Pauline also became attached to two men who were to count among the most important relationships of her life. Robert Duncan, a young poet who shared many of Pauline’s left-leaning political interests, would become one of her most cherished friends. Duncan was a renegade almost from the beginning of his life—one of the most unorthodox lives that could possibly have been found in 1930s and ’40s America. He was born in Oakland just six months before Pauline. His mother died in childbirth, and his father, Edward Howard Duncan, put him up for adoption soon thereafter. His foster parents were an architect named Edwin Joseph Symmes and his wife, Minnehaha Harris, who were devoted to spiritualism and the occult.
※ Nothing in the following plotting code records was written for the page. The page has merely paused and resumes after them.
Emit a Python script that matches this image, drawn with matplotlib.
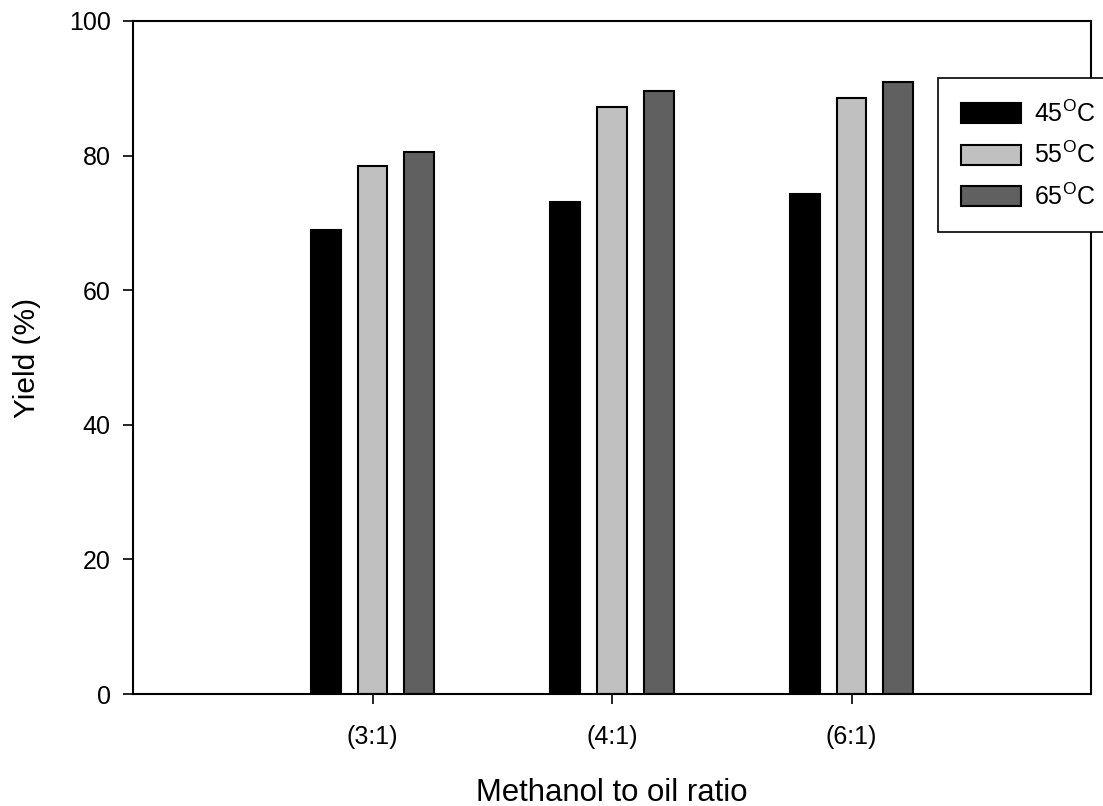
import numpy as np
import matplotlib
matplotlib.use("Agg")
from matplotlib import pyplot as plt
from matplotlib.patches import Patch

plt.rcParams['font.family'] = ['Liberation Sans', 'DejaVu Sans']
plt.rcParams['mathtext.fontset'] = 'custom'
plt.rcParams['mathtext.rm'] = 'Liberation Sans'

# Data
ratios = ["(3:1)", "(4:1)", "(6:1)"]
yield_45 = [69.0, 73.1, 74.3]
yield_55 = [78.5, 87.2, 88.5]
yield_65 = [80.5, 89.6, 91.0]
series_labels = ["45$^{\\mathrm{O}}$C", "55$^{\\mathrm{O}}$C", "65$^{\\mathrm{O}}$C"]
colors = ["#000000", "#c0c0c0", "#606060"]

fig = plt.figure(figsize=(11.03, 8.06), dpi=100)
ax = fig.add_axes([133 / 1103, 1 - 694 / 806, (1091 - 133) / 1103, (694 - 21) / 806])

x = np.arange(1, len(ratios) + 1)
width = 0.125
offset = 0.196
for i, (vals, col) in enumerate(zip([yield_45, yield_55, yield_65], colors)):
    ax.bar(x + (i - 1) * offset, vals, width, color=col, edgecolor="black", linewidth=1.5, zorder=2)

ax.set_xlim(0, 4)
ax.set_ylim(0, 100)
ax.set_xticks(x)
ax.set_xticklabels(ratios)
ax.set_yticks(np.arange(0, 101, 20))
ax.tick_params(axis="both", direction="out", length=7, width=1.2, labelsize=18)
ax.tick_params(axis="y", pad=9)
ax.tick_params(axis="x", pad=15)
for sp in ax.spines.values():
    sp.set_linewidth(1.5)

ax.set_xlabel("Methanol to oil ratio", fontsize=22.4, labelpad=21)
ax.set_ylabel("Yield (%)", fontsize=21.5, labelpad=20)

handles = [Patch(facecolor=c, edgecolor="black", linewidth=1.5) for c in colors]
leg = fig.legend(handles, series_labels, loc="upper left",
                 bbox_to_anchor=(938 / 1103, 1 - 78 / 806), borderaxespad=0,
                 fontsize=18, fancybox=False, framealpha=1, edgecolor="black",
                 handlelength=2.4, handleheight=0.85, labelspacing=0.6,
                 borderpad=0.9, handletextpad=0.55)
leg.get_frame().set_linewidth(1.2)

fig.savefig("out.png", dpi=100)
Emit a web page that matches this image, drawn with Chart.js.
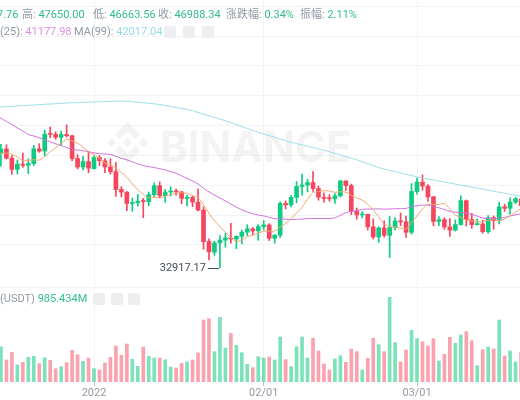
<!DOCTYPE html>
<html>
<head>
<meta charset="utf-8">
<script src="https://cdn.jsdelivr.net/npm/chart.js@4.4.1/dist/chart.umd.min.js"></script>
<style>
html, body { margin: 0; padding: 0; background: #fff; overflow: hidden; width: 520px; height: 400px; }
#wrap { position: relative; width: 520px; height: 400px; }
canvas { position: absolute; left: 0; top: 0; }
.t { position: absolute; font: 11px Roboto, "Noto Sans CJK SC", sans-serif; line-height: 14px; white-space: nowrap; }
.g { color: #929AA5; }
.up { color: #31BE8A; }
.ma25 { color: #DE8FE0; }
.ma99 { color: #93DCE8; }
.ic { position: absolute; width: 12px; height: 12px; background: #EDEEF0; border-radius: 2px; }
</style>
</head>
<body>
<div id="wrap">
  <canvas id="kline" width="520" height="400"></canvas>

  <span class="t up" style="left:-3px;top:8px">7.76</span>
  <span class="t" style="left:22px;top:8px"><span class="g">高:</span> <span class="up">47650.00</span></span>
  <span class="t" style="left:93px;top:8px"><span class="g">低:</span> <span class="up">46663.56</span></span>
  <span class="t" style="left:158px;top:8px"><span class="g">收:</span> <span class="up">46988.34</span></span>
  <span class="t" style="left:226px;top:8px"><span class="g">涨跌幅:</span> <span class="up">0.34%</span></span>
  <span class="t" style="left:300px;top:8px"><span class="g">振幅:</span> <span class="up">2.11%</span></span>

  <span class="t" style="left:0px;top:25px"><span class="g">(25):</span> <span class="ma25">41177.98</span></span>
  <span class="t" style="left:74px;top:25px"><span class="g">MA(99):</span> <span class="ma99">42017.04</span></span>
  <div class="ic" style="left:164px;top:26px"></div>
  <div class="ic" style="left:183px;top:26px"></div>
  <div class="ic" style="left:202px;top:26px"></div>

  <span class="t" style="left:0px;top:292px"><span class="g">(USDT)</span> <span class="up">985.434M</span></span>
  <div class="ic" style="left:93px;top:293px"></div>
  <div class="ic" style="left:111px;top:293px"></div>
  <div class="ic" style="left:128px;top:293px"></div>
</div>

<script>
// daily BTC/USDT, 2021-12-14 .. 2022-03-20 (first entry is day -18 from 2022-01-01)
var firstDay = -18;

var open = [
  46702, 48343, 48864, 47632, 46131, 46834, 46681, 46914, 48887, 48588, 50838, 50821, 50428, 50803, 50640, 47588, 46444, 47165,
  46216, 47722, 47286, 46446, 45833, 43451, 43082, 41567, 41679, 41864, 41822, 42736, 43946, 42598, 43099, 43177, 43113, 42250,
  42374, 41744, 40680, 36471, 35030, 36275, 36654, 36950, 36808, 37160, 37716, 38166, 37881,
  38466, 38694, 36896, 37311, 41571, 41382, 42380, 43839, 44043, 44372, 43566, 42388, 42244, 42197, 42586, 44579, 43961, 40552,
  40026, 40118, 38431, 37068, 38286, 37296, 38328, 39219, 39116, 37699,
  43160, 44421, 43892, 42458, 39148, 39404, 38420, 37988, 38730, 41941, 39422, 38729, 38807, 37777, 39671, 39280, 41114, 40917, 41757, 42201
];
var high = [
  48700, 49500, 49436, 47995, 47392, 48300, 47537, 49328, 49576, 51375, 51810, 51156, 51280, 52088, 50704, 48119, 47879, 48549,
  47954, 47990, 47570, 47557, 47070, 43816, 43145, 42300, 42786, 42248, 43100, 44322, 44459, 43448, 43800, 43476, 43179, 42691,
  42583, 43505, 41100, 36835, 36499, 37247, 37550, 38919, 37234, 38000, 38720, 38359, 38744,
  39265, 38855, 37387, 41772, 41913, 42656, 44500, 45492, 44799, 45821, 43920, 43000, 42760, 42876, 44667, 44583, 44164, 40960,
  40484, 40132, 39494, 38430, 39249, 39843, 39683, 40300, 39886, 44225,
  44950, 45400, 44101, 42527, 39794, 39640, 39547, 39362, 42594, 42039, 40236, 39486, 39310, 39947, 39887, 41718, 41478, 42325, 42400, 42296
];
var low = [
  46290, 46547, 47511, 45456, 45500, 46406, 45558, 46630, 48421, 47920, 50384, 50171, 49412, 50450, 47313, 46201, 46060, 45678,
  46208, 46654, 45696, 45500, 42500, 42430, 40610, 40501, 41200, 39650, 41268, 42450, 42311, 41725, 42555, 42691, 41540, 41250,
  41138, 40553, 35440, 34008, 34601, 32917.17, 35701, 36234, 35507, 36155, 37268, 37351, 36632,
  38000, 36586, 36250, 37026, 40843, 41116, 41645, 42666, 43117, 43174, 42000, 41748, 41870, 41571, 42428, 43311, 40073, 39450,
  39639, 38000, 36800, 36351, 37036, 34322, 38014, 38600, 37000, 37450,
  42809, 43334, 41832, 38550, 38600, 38088, 37155, 37867, 38656, 38539, 38223, 38660, 37578, 37555, 38098, 38828, 40500, 40135, 41499, 40911
];
var close = [
  48343, 48864, 47632, 46131, 46834, 46681, 46914, 48889, 48588, 50838, 50821, 50429, 50810, 50640, 47589, 46444, 47179, 46306,
  47723, 47287, 46446, 45833, 43425, 43082, 41566, 41680, 41864, 41822, 42735, 43949, 42592, 43099, 43177, 43114, 42250, 42375,
  41744, 40680, 36445, 35071, 36276, 36654, 36954, 36809, 37160, 37716, 38166, 37881, 38466,
  38694, 36896, 37311, 41574, 41382, 42380, 43840, 44042, 44372, 43565, 42407, 42244, 42197, 42586, 44575, 43961, 40538, 40030,
  40122, 38431, 37075, 38286, 37296, 38332, 39214, 39105, 37699, 43160,
  44421, 43892, 42454, 39148, 39397, 38420, 37988, 38730, 41941, 39422, 38729, 38807, 37777, 39671, 39280, 41114, 40917, 41757, 42201, 41262
];
// volume, million USDT
var volume = [
  1590, 1871, 1166, 1574, 901, 1044, 1309, 1362, 970, 1288, 1150, 705, 811, 1023, 1680, 1447, 1097, 1272,
  705, 636, 1007, 1309, 1908, 1415, 2014, 1203, 832, 1855, 1362, 1272, 1272, 1182, 795, 742, 991, 1060,
  1166, 1537, 3286, 3355, 1606, 3429, 1802, 2581, 1945, 1553, 938, 758, 1341,
  1272, 1325, 1166, 2385, 1182, 811, 1871, 2385, 1272, 2316, 1643, 954, 636, 1219, 1394, 1044, 1749, 1606,
  636, 1256, 2316, 1977, 1606, 4489, 2083, 1060, 1696, 2740,
  2295, 2136, 1908, 2295, 1113, 1468, 2369, 2051, 2491, 2666, 2189, 864, 1712, 1855, 1749, 3286, 1378, 1643, 1060, 1590
];
var ma7 = [
  48520, 48291, 48303, 48159, 47794, 47312, 47343, 47421, 47381, 47839, 48509, 49023, 49613, 50145, 49959, 49653, 49130, 48485,
  48099, 47595, 46996, 46745, 46314, 45729, 45052, 44188, 43414, 42753, 42311, 42385, 42315, 42534, 42748, 42927, 42988, 42937,
  42622, 42348, 41398, 40240, 39263, 38464, 37689, 36984, 36481, 36663, 37105, 37334, 37593,
  37842, 37854, 37876, 38427, 38886, 39529, 40297, 41061, 42129, 43022, 43141, 43264, 43238, 43059, 43135, 43076, 42644, 42304,
  42001, 41463, 40676, 39778, 38825, 38510, 38394, 38248, 38144, 39013,
  39890, 40832, 41421, 41411, 41453, 41556, 40817, 40004, 39725, 39292, 39232, 39148, 39056, 39297, 39375, 39257, 39471, 39903, 40388, 40886
];
var ma25 = [
  53413, 52980, 52538, 52131, 51702, 51283, 50801, 50608, 50362, 50105, 49825, 49564, 49309, 49076, 48835, 48727, 48638, 48473,
  48358, 48231, 48187, 48135, 47896, 47617, 47412, 47145, 46865, 46633, 46497, 46382, 46218, 46065, 45837, 45618, 45274, 44937,
  44589, 44184, 43616, 43116, 42709, 42288, 41914, 41477, 41072, 40723, 40416, 40194, 40010,
  39895, 39704, 39521, 39512, 39457, 39395, 39445, 39482, 39530, 39548, 39554, 39549, 39567, 39644, 39969, 40324, 40495, 40630,
  40757, 40821, 40818, 40841, 40806, 40824, 40854, 40870, 40903, 41137,
  41250, 41351, 41354, 41166, 40980, 40742, 40519, 40372, 40360, 40249, 40095, 39864, 39617, 39582, 39552, 39592, 39691, 39878, 40035, 40194
];
var ma99 = [
  54451, 54491, 54545, 54585, 54625, 54679, 54719, 54759, 54799, 54853, 54893, 54933, 54973, 55027, 55054, 55081, 55107, 55134,
  55161, 55188, 55215, 55241, 55268, 55295, 55255, 55188, 55121, 55054, 54987, 54920, 54826, 54692, 54558, 54424, 54290, 54156,
  53995, 53767, 53553, 53325, 53097, 52883, 52642, 52387, 52133, 51865, 51610, 51342, 51101,
  50873, 50659, 50431, 50203, 49989, 49774, 49587, 49412, 49238, 49064, 48890, 48702, 48488, 48273, 48059, 47845, 47617, 47402,
  47161, 46907, 46639, 46384, 46183, 46009, 45835, 45647, 45473, 45299,
  45111, 44977, 44843, 44709, 44575, 44441, 44294, 44160, 44026, 43892, 43758, 43624, 43476, 43342, 43208, 43074, 42940, 42793, 42659, 42525
];

var tickDays = [0, 31, 59];
var tickLabels = ['2022', '02/01', '03/01'];
var priceGrid = [36000, 40000, 44000, 48000, 52000, 56000, 60000, 64000, 68000];

var GREEN = '#0ECB81', RED = '#F6465D';
var isUp = close.map((c, i) => c >= open[i]);
var xs = close.map((c, i) => i + firstDay);

var wickData = xs.map((x, i) => ({ x: x, y: [low[i], high[i]] }));
var bodyData = xs.map((x, i) => ({ x: x, y: [open[i], close[i]] }));
var volData = xs.map((x, i) => ({ x: x, y: volume[i] }));
var line = arr => xs.map((x, i) => ({ x: x, y: arr[i] }));
var candleColors = isUp.map(u => u ? GREEN : RED);
var volColors = isUp.map(u => u ? 'rgba(14,203,129,0.55)' : 'rgba(246,70,93,0.5)');

// faint watermark + lowest-low marker
var decor = {
  id: 'decor',
  beforeDatasetsDraw(chart) {
    var ctx = chart.ctx;
    ctx.save();
    ctx.fillStyle = 'rgba(30,35,41,0.055)';
    ctx.translate(107, 122);
    ctx.scale(0.324, 0.324);
    var shapes = [
      [[38.73, 53.2], [63.3, 28.62], [87.89, 53.22], [102.19, 38.92], [63.3, 0], [24.43, 38.91]],
      [[0, 63.31], [14.3, 49], [28.6, 63.31], [14.3, 77.61]],
      [[38.73, 73.41], [63.3, 97.99], [87.89, 73.4], [102.2, 87.69], [63.3, 126.61], [24.42, 87.71]],
      [[98, 63.31], [112.3, 49], [126.6, 63.31], [112.3, 77.61]],
      [[77.83, 63.3], [63.3, 48.78], [48.78, 63.28], [63.3, 77.83]]
    ];
    shapes.forEach(s => {
      ctx.beginPath();
      s.forEach((p, k) => k ? ctx.lineTo(p[0], p[1]) : ctx.moveTo(p[0], p[1]));
      ctx.closePath();
      ctx.fill();
    });
    ctx.restore();
    ctx.save();
    ctx.fillStyle = 'rgba(30,35,41,0.055)';
    ctx.font = 'bold 42px Inter, "Open Sans", sans-serif';
    ctx.textBaseline = 'alphabetic';
    ctx.fillText('BINANCE', 160, 162);
    ctx.restore();
  },
  afterDatasetsDraw(chart) {
    var ctx = chart.ctx;
    var minIdx = 0;
    low.forEach((v, i) => { if (v < low[minIdx]) minIdx = i; });
    var px = chart.scales.x.getPixelForValue(xs[minIdx]);
    var py = chart.scales.y.getPixelForValue(low[minIdx]);
    ctx.save();
    ctx.strokeStyle = '#474D57';
    ctx.lineWidth = 1;
    ctx.beginPath();
    ctx.moveTo(px - 12, Math.round(py) + 0.5);
    ctx.lineTo(px - 1, Math.round(py) + 0.5);
    ctx.stroke();
    ctx.fillStyle = '#474D57';
    ctx.font = '11px Roboto, sans-serif';
    ctx.textAlign = 'right';
    ctx.textBaseline = 'middle';
    ctx.fillText(low[minIdx].toFixed(2), px - 14, py);
    ctx.restore();
  }
};

new Chart(document.getElementById('kline').getContext('2d'), {
  type: 'bar',
  data: {
    datasets: [
      { type: 'line', data: line(ma7), borderColor: 'rgb(240,168,110)', borderWidth: 1, pointRadius: 0, tension: 0.3, yAxisID: 'y', order: 0 },
      { type: 'line', data: line(ma25), borderColor: 'rgb(208,112,222)', borderWidth: 1, pointRadius: 0, tension: 0.3, yAxisID: 'y', order: 0 },
      { type: 'line', data: line(ma99), borderColor: 'rgb(155,222,234)', borderWidth: 1, pointRadius: 0, tension: 0.3, yAxisID: 'y', order: 0 },
      { data: bodyData, backgroundColor: candleColors, barThickness: 4, minBarLength: 1, grouped: false, yAxisID: 'y', order: 1 },
      { data: wickData, backgroundColor: candleColors, barThickness: 1, grouped: false, yAxisID: 'y', order: 2 },
      { data: volData, backgroundColor: volColors, barThickness: 3, grouped: false, yAxisID: 'y2', order: 3 }
    ]
  },
  options: {
    responsive: false,
    devicePixelRatio: 1,
    animation: false,
    layout: { padding: 0 },
    plugins: { legend: { display: false }, tooltip: { enabled: false } },
    scales: {
      x: {
        type: 'linear',
        offset: false,
        min: -17.17,
        max: 77.81,
        afterBuildTicks: a => { a.ticks = tickDays.map(v => ({ value: v })); },
        afterFit: s => { s.height = 18; },
        ticks: {
          autoSkip: false, maxRotation: 0, padding: 1,
          color: '#929AA5', font: { family: 'Roboto', size: 11 },
          callback: v => tickLabels[tickDays.indexOf(v)]
        },
        grid: { offset: false, color: '#F2F3F5', tickColor: '#B7BDC6', tickLength: 4 },
        border: { display: false }
      },
      y: {
        position: 'left',
        min: 17641,
        max: 68829,
        afterBuildTicks: a => { a.ticks = priceGrid.map(v => ({ value: v })); },
        afterFit: s => { s.width = 0; },
        ticks: { display: false },
        grid: { color: '#F2F3F5', drawTicks: false },
        border: { display: false }
      },
      y2: {
        position: 'left',
        min: 0,
        max: 20246,
        afterBuildTicks: a => { a.ticks = [{ value: 5000 }]; },
        afterFit: s => { s.width = 0; },
        ticks: { display: false },
        grid: { color: '#F2F3F5', drawTicks: false },
        border: { display: false }
      }
    }
  },
  plugins: [decor]
});
</script>
</body>
</html>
At their home in Bakersfield, the Symmes family hosted séances the way some couples hosted canasta games, and they informed their son that he was descended from a line of people who had perished in the lost city of Atlantis. The Symmeses were hostile toward modern science, which they believed would cause the New World to be engulfed in flames during their son’s lifetime, just as Atlantis had been decimated by flood and earthquake. Small wonder that young Robert made his way through his early school years as a misfit—a cross-eyed, conspicuously effeminate though fiercely quick-witted boy who acquired the unfortunate nickname “Sissie Symmes.” Like Pauline’s, Duncan’s family suffered serious reversals in the wake of the Wall Street crash, and like Pauline, he came through it with a strong sense of himself intact. In 1936 Duncan entered Berkeley as a scholarship student, and soon he was immersed in writing poetry and exploring radical politics, significantly as editor of the American Student Union’s Campus Review, which the university effectively disowned. Duncan, during his years at Berkeley still known as Robert Symmes, was an English major who was also taking introductory philosophy courses, and it was there that he met Pauline.
She responded immediately to his strong and commanding personality. “He was attracted to strong-mother-archetype women he could talk to on an equal basis,” recalled Duncan’s friend Jack Foley. “He wanted real, substantive discussions.” Duncan had a great sense of his own sexual power, and he could be enormously flirtatious and seductive. He was an equally charismatic presence on the public podium, and when he read from his own poetry, the effect could be spellbinding. He was a rather handsome man, but his crossed eyes made people slightly uneasy; they never quite knew whether he was looking at them.